I recently heard from a colleague about a report she had read in the "Job Market" section of the Seattle Times. The report contained some data from the Bureau of Labor Statistics (BLS) attributing the "strong demand" for forklift operator jobs to the fact that employee turnover for such jobs is relatively high as was ".characteristic of jobs requiring little or no prior or formal training."

That kind of information leaves me slack jawed and shaking my head in disbelief at how little is known, much less understood and practiced, with respect to the forklift operator training requirements of OSHA and/or the two dozen or so state OSHA plans that in some instances, exceed the federal mandate...

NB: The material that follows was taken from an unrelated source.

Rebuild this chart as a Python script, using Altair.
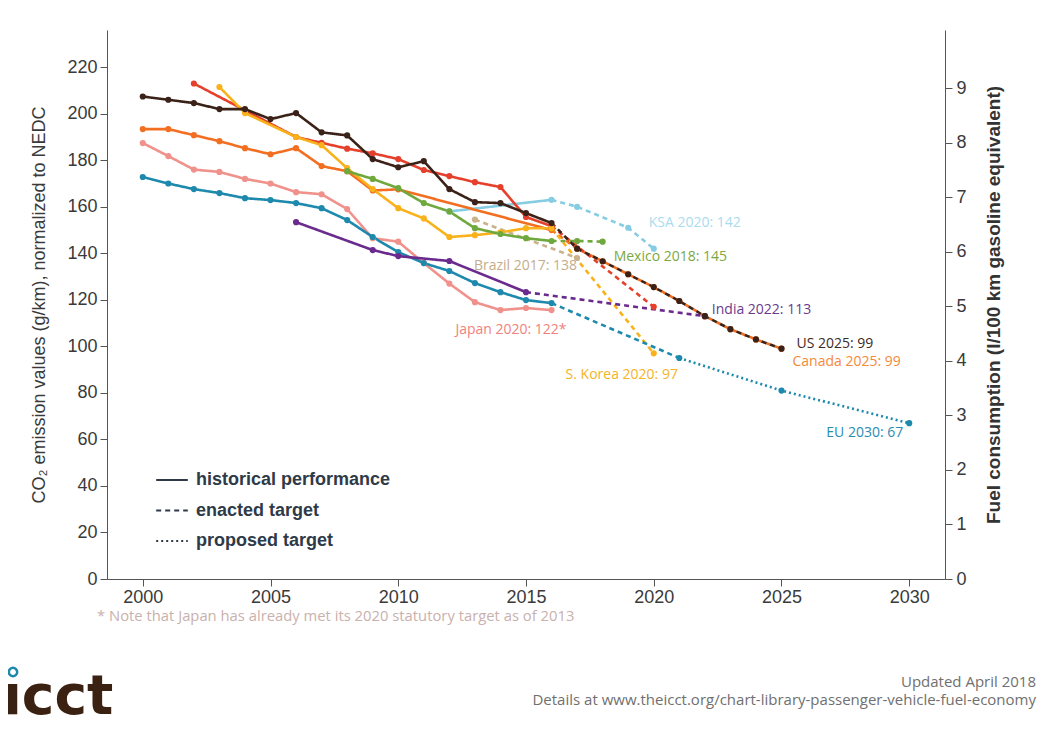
import altair as alt
import pandas as pd

# ---------------- data ----------------
HIST, ENACTED, PROPOSED = "historical performance", "enacted target", "proposed target"

KSA_hist_years = [2012, 2016]
KSA_hist_vals = [158, 163]
KSA_enacted_years = [2017, 2019, 2020]
KSA_enacted_vals = [160, 151, 142]

BR_hist_years = [2013]
BR_hist_vals = [154.5]
BR_enacted_years = [2017]
BR_enacted_vals = [138]

CA_hist_years = [2000, 2001, 2002, 2003, 2004, 2005, 2006, 2007, 2008, 2009, 2010, 2016]
CA_hist_vals = [193.4, 193.4, 190.8, 188.2, 185.2, 182.6, 185.2, 177.5, 175.3, 167.0, 167.5, 150.0]
CA_enacted_years = [2017, 2018, 2019, 2020, 2021, 2022, 2023, 2024, 2025]
CA_enacted_vals = [142, 136.6, 131, 125.5, 119.5, 113, 107.4, 103, 99]

CN_hist_years = [2002, 2006, 2007, 2008, 2009, 2010, 2011, 2012, 2013, 2014, 2015, 2016]
CN_hist_vals = [213, 190, 187.5, 185, 183, 180.5, 175.8, 173.2, 170.6, 168.5, 155.6, 151.7]
CN_enacted_years = [2020]
CN_enacted_vals = [117]

KR_hist_years = [2003, 2004, 2006, 2007, 2008, 2009, 2010, 2011, 2012, 2013, 2014, 2015, 2016]
KR_hist_vals = [211.5, 200.3, 190, 186.5, 176.6, 167.6, 159.4, 155, 147, 147.8, 149, 150.8, 150.8]
KR_enacted_years = [2020]
KR_enacted_vals = [97]

MX_hist_years = [2008, 2009, 2010, 2011, 2012, 2013, 2014, 2015, 2016]
MX_hist_vals = [175.3, 172, 168, 161.6, 158, 150.8, 148.3, 146.5, 145.3]
MX_enacted_years = [2017, 2018]
MX_enacted_vals = [145.3, 145]

JP_hist_years = list(range(2000, 2017))
JP_hist_vals = [187.4, 181.8, 176, 175, 172, 170, 166.3, 165.4, 159, 146.5, 145, 135.8, 127, 119, 115.6, 116.5, 115.6]

EU_hist_years = list(range(2000, 2017))
EU_hist_vals = [172.8, 170, 167.6, 165.9, 163.7, 162.9, 161.6, 159.4, 154.3, 147, 140.5, 135.8, 132.4, 127.2, 123.3, 119.9, 118.6]
EU_enacted_years = [2021]
EU_enacted_vals = [95]
EU_proposed_years = [2025, 2030]
EU_proposed_vals = [81, 67]

IN_hist_years = [2006, 2009, 2010, 2012, 2015]
IN_hist_vals = [153.4, 141.4, 138.8, 136.7, 123.3]
IN_enacted_years = [2022]
IN_enacted_vals = [113]

US_hist_years = list(range(2000, 2017))
US_hist_vals = [207.4, 206.0, 204.6, 202.0, 202.0, 197.7, 200.3, 192.0, 190.7, 180.5, 177.0, 179.6, 167.6, 162.0, 161.6, 157.3, 153.0]
US_enacted_years = [2017, 2018, 2019, 2020, 2021, 2022, 2023, 2024, 2025]
US_enacted_vals = [142, 136.6, 131, 125.5, 119.5, 113, 107.4, 103, 99]

countries = ["KSA", "Brazil", "Canada", "China", "S. Korea", "Mexico", "Japan", "EU", "India", "US"]
country_colors = ["#86cde3", "#c9b28c", "#f26f22", "#e5402b", "#f9b21b", "#6fa83d", "#f0918b", "#1d89ad", "#6b2a8d", "#3b2218"]

label_texts = ["KSA 2020: 142", "Mexico 2018: 145", "Brazil 2017: 138", "India 2022: 113", "Japan 2020: 122*",
               "US 2025: 99", "Canada 2025: 99", "S. Korea 2020: 97", "EU 2030: 67"]
label_years = [2020, 2018, 2017, 2022, 2016, 2025, 2025, 2020, 2030]
label_vals = [142, 145, 138, 113, 115.6, 99, 99, 97, 67]
label_colors = ["#a9dced", "#7ba843", "#c4ad8a", "#6b3a8d", "#f0827b", "#3d2a22", "#f5893a", "#f5b325", "#2b8bb0"]

y_ticks = list(range(0, 221, 20))
y2_ticks = list(range(0, 10))
x_ticks = [2000, 2005, 2010, 2015, 2020, 2025, 2030]

# ---------------- build tables ----------------
series = [
    ("KSA", KSA_hist_years, KSA_hist_vals, KSA_enacted_years, KSA_enacted_vals, [], []),
    ("Brazil", BR_hist_years, BR_hist_vals, BR_enacted_years, BR_enacted_vals, [], []),
    ("Canada", CA_hist_years, CA_hist_vals, CA_enacted_years, CA_enacted_vals, [], []),
    ("China", CN_hist_years, CN_hist_vals, CN_enacted_years, CN_enacted_vals, [], []),
    ("S. Korea", KR_hist_years, KR_hist_vals, KR_enacted_years, KR_enacted_vals, [], []),
    ("Mexico", MX_hist_years, MX_hist_vals, MX_enacted_years, MX_enacted_vals, [], []),
    ("Japan", JP_hist_years, JP_hist_vals, [], [], [], []),
    ("EU", EU_hist_years, EU_hist_vals, EU_enacted_years, EU_enacted_vals, EU_proposed_years, EU_proposed_vals),
    ("India", IN_hist_years, IN_hist_vals, IN_enacted_years, IN_enacted_vals, [], []),
    ("US", US_hist_years, US_hist_vals, US_enacted_years, US_enacted_vals, [], []),
]

line_rows, pt_rows = [], []
order = 0
for name, hy, hv, ey, ev, py, pv in series:
    for yr, v in zip(hy, hv):
        line_rows.append(dict(country=name, seg=name + "|h", kind=HIST, year=yr, value=v, o=order))
        pt_rows.append(dict(country=name, year=yr, value=v, o=order))
    order += 1
    last = (hy[-1], hv[-1])
    if ey:
        for yr, v in [last] + list(zip(ey, ev)):
            line_rows.append(dict(country=name, seg=name + "|e", kind=ENACTED, year=yr, value=v, o=order))
        for yr, v in zip(ey, ev):
            pt_rows.append(dict(country=name, year=yr, value=v, o=order))
        last = (ey[-1], ev[-1])
        order += 1
    if py:
        for yr, v in [last] + list(zip(py, pv)):
            line_rows.append(dict(country=name, seg=name + "|p", kind=PROPOSED, year=yr, value=v, o=order))
        for yr, v in zip(py, pv):
            pt_rows.append(dict(country=name, year=yr, value=v, o=order))
        order += 1

lines_df = pd.DataFrame(line_rows)
pts_df = pd.DataFrame(pt_rows)

W, H = 838, 549
x_scale = alt.Scale(domain=[1998.6, 2031.4], nice=False, zero=False)
y_scale = alt.Scale(domain=[0, 236], nice=False)
color_scale = alt.Scale(domain=countries, range=country_colors)
dash_scale = alt.Scale(domain=[HIST, ENACTED, PROPOSED], range=[[1, 0], [5, 4], [2, 3]])

AX_FONT = "Liberation Sans"
TXT_FONT = "Open Sans"

x_enc = alt.X("year:Q", scale=x_scale,
              axis=alt.Axis(values=x_ticks, format="d", title=None, grid=False,
                            labelFont=AX_FONT, labelFontSize=18, labelColor="#3a3a3a",
                            tickSize=7, tickColor="#555", domainColor="#555", labelPadding=2))
y_enc = alt.Y("value:Q", scale=y_scale,
              axis=alt.Axis(values=y_ticks, title="CO₂ emission values (g/km), normalized to NEDC",
                            grid=False, labelFont=AX_FONT, labelFontSize=18, labelColor="#3a3a3a",
                            tickSize=7, tickColor="#555", domainColor="#555", labelPadding=3,
                            titleFont=AX_FONT, titleFontSize=18, titleFontWeight="normal",
                            titleColor="#3a3a3a", titlePadding=18))

lines = alt.Chart(lines_df).mark_line(strokeWidth=2.6).encode(
    x=x_enc, y=y_enc,
    color=alt.Color("country:N", scale=color_scale, legend=None),
    strokeDash=alt.StrokeDash("kind:N", scale=dash_scale,
                              legend=alt.Legend(orient="none", legendX=48, legendY=433, title=None,
                                                symbolType="stroke", symbolStrokeColor="#2e3a48",
                                                symbolStrokeWidth=2.2, symbolSize=1000,
                                                labelFont=AX_FONT, labelFontSize=18, labelFontWeight="bold",
                                                labelColor="#2e3a48", labelOffset=7, rowPadding=4.5,
                                                labelLimit=0)),
    detail="seg:N",
    order="year:Q",
)

points = alt.Chart(pts_df).mark_circle(size=38, opacity=1).encode(
    x=alt.X("year:Q", scale=x_scale), y=alt.Y("value:Q", scale=y_scale),
    color=alt.Color("country:N", scale=color_scale, legend=None),
    order="o:Q",
)

label_layers = []
label_style = [("left", -5, -26), ("left", 11, 15), ("right", 0, 8), ("left", 7, -6), ("right", 15, 20),
               ("left", 15, -5), ("left", 11, 13), ("center", -32, 22), ("right", -6, 10)]
for t, yr, v, c, (al, dx, dy) in zip(label_texts, label_years, label_vals, label_colors, label_style):
    df = pd.DataFrame({"year": [yr], "value": [v], "t": [t]})
    label_layers.append(
        alt.Chart(df).mark_text(align=al, baseline="middle", dx=dx, dy=dy, font=TXT_FONT,
                                fontSize=14, color=c).encode(
            x=alt.X("year:Q", scale=x_scale), y=alt.Y("value:Q", scale=y_scale), text="t:N")
    )

right_df = pd.DataFrame({"fc": y2_ticks})
right_axis = alt.Chart(right_df).mark_point(opacity=0).encode(
    y=alt.Y("fc:Q", scale=alt.Scale(domain=[0, 236 / 23.45], nice=False),
            axis=alt.Axis(orient="right", values=y2_ticks, title="Fuel consumption (l/100 km gasoline equivalent)",
                          grid=False, labelFont=AX_FONT, labelFontSize=18, labelColor="#3a3a3a",
                          tickSize=7, tickColor="#555", domainColor="#555", labelPadding=4,
                          titleFont=AX_FONT, titleFontSize=19, titleFontWeight="bold",
                          titleColor="#333", titleAngle=270, titlePadding=37))
)

footnote = alt.Chart(pd.DataFrame({"t": ["* Note that Japan has already met its 2020 statutory target as of 2013"]})).mark_text(
    align="left", baseline="middle", font=TXT_FONT, fontSize=14.8, color="#c9b1ad").encode(
    text="t:N", x=alt.value(-10), y=alt.value(587))

upd = alt.Chart(pd.DataFrame({"t": ["Updated April 2018"]})).mark_text(
    align="right", baseline="middle", font=TXT_FONT, fontSize=15, color="#707070").encode(
    text="t:N", x=alt.value(929), y=alt.value(652))
det = alt.Chart(pd.DataFrame({"t": ["Details at www.theicct.org/chart-library-passenger-vehicle-fuel-economy"]})).mark_text(
    align="right", baseline="middle", font=TXT_FONT, fontSize=15, color="#707070").encode(
    text="t:N", x=alt.value(929), y=alt.value(670))

logo = alt.Chart(pd.DataFrame({"t": ["ıcct"]})).mark_text(
    align="left", baseline="alphabetic", font="DejaVu Sans", fontSize=55, fontWeight="bold",
    color="#3b2112").encode(
    text="t:N", x=alt.value(-104), y=alt.value(684))
logo_dot = alt.Chart(pd.DataFrame({"t": ["o"]})).mark_point(
    shape="circle", filled=False, stroke="#1d89ad", strokeWidth=2.5, size=70, opacity=1).encode(
    x=alt.value(-94), y=alt.value(642))

main = alt.layer(lines, points, *label_layers, footnote, upd, det, logo, logo_dot)

chart = alt.layer(main, right_axis).resolve_scale(y="independent").properties(
    width=W, height=H,
    autosize=alt.AutoSizeParams(type="none"),
    padding={"left": 99, "top": 22, "right": 92, "bottom": 140},
    background="white",
).configure_view(stroke=None)

chart.save("out.html", embed_options={"renderer": "svg", "actions": False})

I realize that I am hyper-aware of regulated training requirements since because I am immersed in them every day of my professional life but for heaven's sake, it has been over seven years since the fed's promulgated CFR29 1910.178(l) and still, contractors, employers, managers, employees and apparently even BLS, have managed to miss it.

I have heard some say that it is the small mom and pop shops that are the most non-compliant because they are not on OSHA's "list" but you couldn't prove that by me. In fact, I have had contact with safety people within very large corporations that had no idea there was a federally mandated forklift operator training standard consisting of no less that 13 truck specific topics and 9 workplace specific topics not to mention retraining and refresher training requirements as well as specifics on documentation/certification.

Sadly and inexplicably, these corporations with entire departments staffed by safety professionals dedicated to attaining and maintaining extraordinary levels of safety and compliance, somehow allowed forklift operator training to slip through the cracks. Worse yet, some of these same corporations had even been inspected by OSHA and told me that forklift operator training was not mentioned but that record keeping was beaten to death.

So, bearing in mind that the Seattle Times report was probably written in response to three forklift related deaths that have occurred in Washington State over the past few months, and that the training requirements of OSHA were implemented to address the 120 forklift operator deaths and tens of thousands of related compensable injury claims each year across the country, what is it going to take to bring operator training to forefront anybody?

Obviously, regulation alone is not the answer. Laws and regulation provide little more than the looming threat of prosecution or assessment and although the prospect of going to jail and/or taking a stiff knee to the wallet may strike fear into the hearts of some, it is hardly motivation for safe behavior.

So what is motivation? I guess that depends on who you talk to. For some it's money, for others it's the preservation of one's quality of life or even life itself, and still for others it could be a combination of those things and who knows, some may actually may find motivation within the legal threat implied by regulation.

Regardless of one's motivation to run their corporation, manage their department or operate their forklift safely, they must be educated on the advantages/disadvantages of safety and compliance first of all. That means that we safety minded people; and I take it that since you are reading this magazine you are safety minded, must deliver the message. We have to let everybody involved in the operation know what the requirements are and what is in it for them and we have to do it in such a way as to motivated positive behavior not threaten punishment for non compliance. Whatever we do to get the information to the trenches we better do it soon because people are dying and it is painfully obvious that most of those that need to know what we know don't.